I want to check if my solution are right. Can someone help me?
I have this problem:
Let $D:=\{ x \in \mathbb{R}^3 : x_1+x_2+x_3=1\}$
Show if $\int_{D}x_1x_2x_3dS_2$ exists. If so, calculate it
So we have this formula: $\int_{φ(U)} f dS_k = \int_{U} (f ◦ φ) (det(Dφ)^T Dφ)^{1/2} dλ_k$
Where $U ⊆ \mathbb{R}^k$ open, $φ ∈ C^1 (U; \mathbb{R}^n )$ such that for all $x ∈ U$ we have rank $Dφ(x) = k$, and such that $φ : U → φ(U)$ is a homoomorphism.
So what I practically need to prove is that:
$rank(Dφ(x)) = k$
$φ$ is Homoomorphism: $φ$ should be bijective and $φ$ $φ^{-1}$ should be continous
So for 1. I have written for $φ(x_1,x_2)=(x_1,x_2,1-x_1-x_2)$ and therefore $Dφ=\begin{pmatrix} 1 & 0 \\ 0 & 1\\ -1& -1 \end{pmatrix}$ and therefore as rank $2$
- we can say that $φ$ is continous since $x_1,x_2,1-x_1-x_2$ are continous functions. $φ$ is bijective and it is trivial that $φ^{-1}$ is also continous.
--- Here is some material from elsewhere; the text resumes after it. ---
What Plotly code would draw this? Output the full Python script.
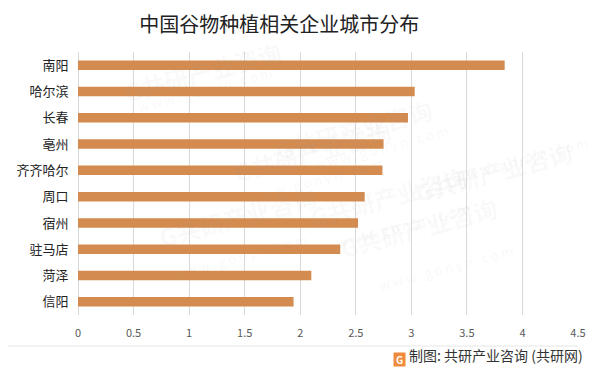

So we can calculate $\int_{D}x_1x_2x_3dS_2$
To do it we first need to calculate $(det(Dφ)^T Dφ)^{1/2}$
It follows: $(det(Dφ)^T Dφ)=det(\begin{pmatrix} 1 & 0 \\ 0 & 1\\ -1& -1 \end{pmatrix}^T \cdot\begin{pmatrix} 1 & 0 \\ 0 & 1\\ -1& -1 \end{pmatrix})=det(\left(\begin{matrix} 2 & 1 \\ 1 & 2 \end{matrix}\right))=3$
So we have $\int_{D}x_1x_2x_3dS_2=\sqrt{3}\int_{0}^{1-x_1}\int_{0}^{1} x_1x_2(1-x_1-x_2)dx_1dx_2$
so far everything right? I am not sure about the limits of my integral and the function $φ$. I think that the function may be $φ(x_1,x_2)=(x_1,x_2,x_1-x_2)$ and not $φ(x_1,x_2)=(x_1,x_2,1-x_1-x_2)$.